I wrote in the last issue about the wonderful range of strong roles for women in the current season at the Royal Exchange and, frankly, the new production of A Doll’s House knocks the ball out of the park. Cush Jumbo gives a fantastic performance as Nora, a woman infantilised by her domineering husband. Jumbo captures the vapidity of the bourgeoisie ‘struggle’ with as much authenticity and potency as she does Nora’s growing desperation and finally her sudden comprehension of her unequal relationship with her husband, Torvald.
To the modern eye there is something obviously abusive about their marriage. Torvald, played with skin-crawling condescension by David Sturzaker, treats his ‘little bird’ more like his daughter than his wife. There is nothing physical about his abuse of Nora but their relationship is horrendously unequal and manipulative.

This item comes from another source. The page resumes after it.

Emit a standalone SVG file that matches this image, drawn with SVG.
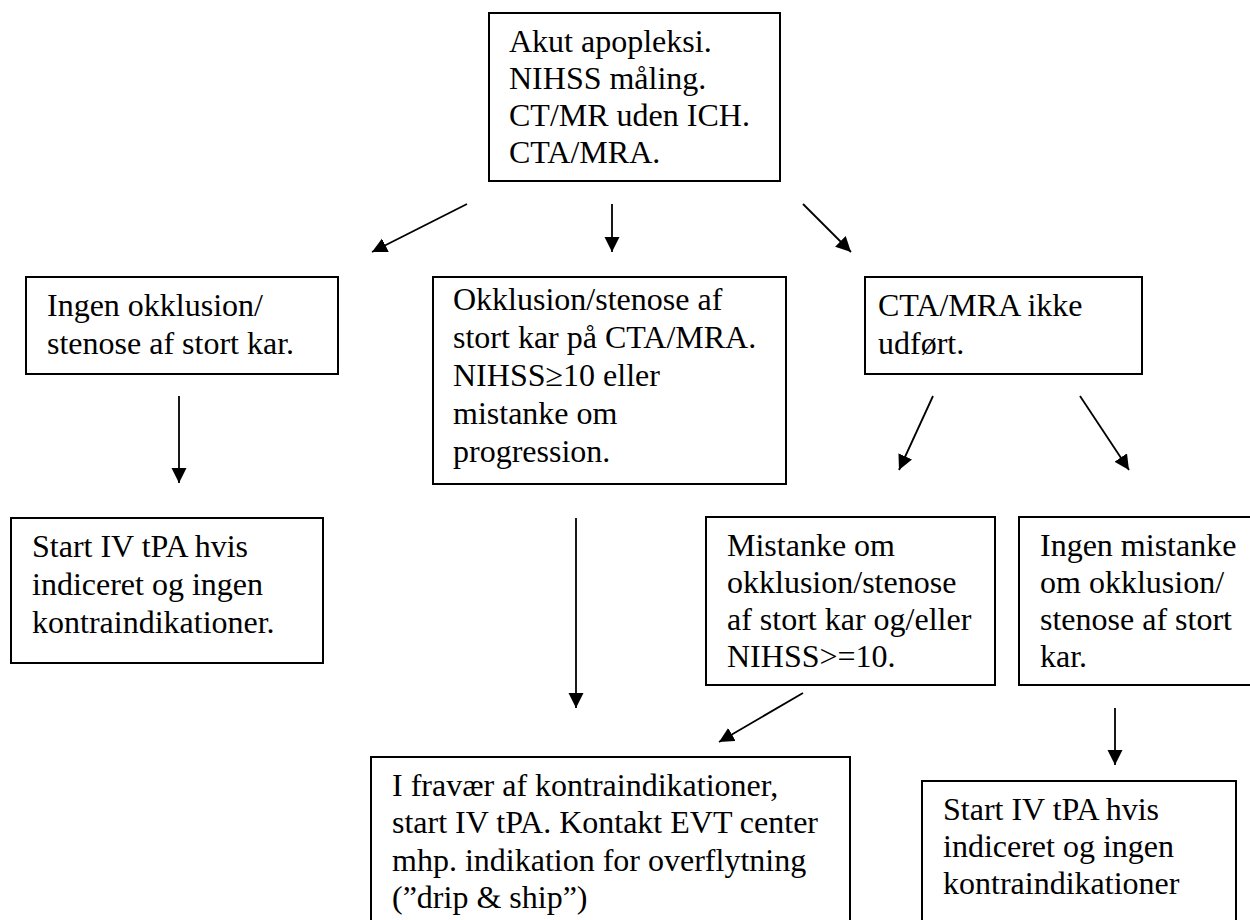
<svg xmlns="http://www.w3.org/2000/svg" width="1250" height="920" viewBox="0 0 1250 920">
<style>
.box{fill:#fff;stroke:#000;stroke-width:2}
.t{font-family:"Liberation Serif","Times New Roman",serif;font-size:32px;fill:#000}
.c{stroke:#000;stroke-width:1.8;fill:none;marker-end:url(#ah)}
</style>
<defs>
<marker id="ah" markerUnits="userSpaceOnUse" markerWidth="16" markerHeight="16" refX="15" refY="7.5" orient="auto">
<path d="M0,0 L15,7.5 L0,15 z" fill="#000"/>
</marker>
</defs>
<rect width="1250" height="920" fill="#fff"/>
<g id="connectors">
<line class="c" x1="467" y1="204" x2="372" y2="252"/>
<line class="c" x1="612" y1="204" x2="612" y2="252"/>
<line class="c" x1="803" y1="204" x2="851" y2="252"/>
<line class="c" x1="179" y1="396" x2="179" y2="483"/>
<line class="c" x1="576" y1="518" x2="576" y2="708"/>
<line class="c" x1="933" y1="396" x2="899" y2="470"/>
<line class="c" x1="1080" y1="396" x2="1129" y2="470"/>
<line class="c" x1="803" y1="693" x2="719" y2="742"/>
<line class="c" x1="1115" y1="708" x2="1115" y2="765"/>
</g>
<g id="n-start">
<rect class="box" x="489" y="13" width="291" height="168"/>
<text class="t" x="509" y="52">Akut apopleksi.</text>
<text class="t" x="509" y="89">NIHSS måling.</text>
<text class="t" x="509" y="126">CT/MR uden ICH.</text>
<text class="t" x="509" y="163">CTA/MRA.</text>
</g>
<g id="n-ingen">
<rect class="box" x="26" y="277" width="312" height="97"/>
<text class="t" x="47" y="316">Ingen okklusion/</text>
<text class="t" x="47" y="354">stenose af stort kar.</text>
</g>
<g id="n-okklusion">
<rect class="box" x="433" y="277" width="353" height="207"/>
<text class="t" x="453" y="310">Okklusion/stenose af</text>
<text class="t" x="453" y="348">stort kar på CTA/MRA.</text>
<text class="t" x="453" y="386">NIHSS≥10 eller</text>
<text class="t" x="453" y="424">mistanke om</text>
<text class="t" x="453" y="462">progression.</text>
</g>
<g id="n-ikke">
<rect class="box" x="865" y="277" width="277" height="97"/>
<text class="t" x="878" y="316">CTA/MRA ikke</text>
<text class="t" x="878" y="354">udført.</text>
</g>
<g id="n-tpa-left">
<rect class="box" x="11" y="518" width="312" height="145"/>
<text class="t" x="32" y="557">Start IV tPA hvis</text>
<text class="t" x="32" y="595">indiceret og ingen</text>
<text class="t" x="32" y="633">kontraindikationer.</text>
</g>
<g id="n-mistanke">
<rect class="box" x="706" y="517" width="289" height="168"/>
<text class="t" x="727" y="556">Mistanke om</text>
<text class="t" x="727" y="593">okklusion/stenose</text>
<text class="t" x="727" y="630">af stort kar og/eller</text>
<text class="t" x="727" y="667">NIHSS&gt;=10.</text>
</g>
<g id="n-ingen-mistanke">
<rect class="box" x="1019" y="517" width="250" height="168"/>
<text class="t" x="1040" y="556">Ingen mistanke</text>
<text class="t" x="1040" y="593">om okklusion/</text>
<text class="t" x="1040" y="630">stenose af stort</text>
<text class="t" x="1040" y="667">kar.</text>
</g>
<g id="n-drip">
<rect class="box" x="371" y="757" width="479" height="180"/>
<text class="t" x="392" y="796">I fravær af kontraindikationer,</text>
<text class="t" x="392" y="833">start IV tPA. Kontakt EVT center</text>
<text class="t" x="392" y="871">mhp. indikation for overflytning</text>
<text class="t" x="392" y="908">(”drip &amp; ship”)</text>
</g>
<g id="n-tpa-right">
<rect class="box" x="922" y="781" width="314" height="160"/>
<text class="t" x="943" y="820">Start IV tPA hvis</text>
<text class="t" x="943" y="857">indiceret og ingen</text>
<text class="t" x="943" y="894">kontraindikationer</text>
</g>
</svg>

Ibsen intended his play to be a critique of the contemporary institution of marriage in Norway when he wrote it in 1879. It was highly controversial and sent ripples through the traditional country, as well as the rest of Europe. A Doll’s House is reminder of the importance of women’s liberation at its most literal. This portrayal of a patriarchal and rigid society, governed by men and their conception of honour, is like the subjects of a staged Victorian photograph coming to life. I longed for its chilly, antique norms and strictures to be challenged and subtly they were. Jumbo plays Nora’s fragile declaration of her independence with incredible dignity and resolve. It is declaration of empowerment that was a provocative challenge in the 1870s and it will also confront complacent audiences today.
A Doll’s House is at the Royal Exchange in Manchester until 1st June 2013.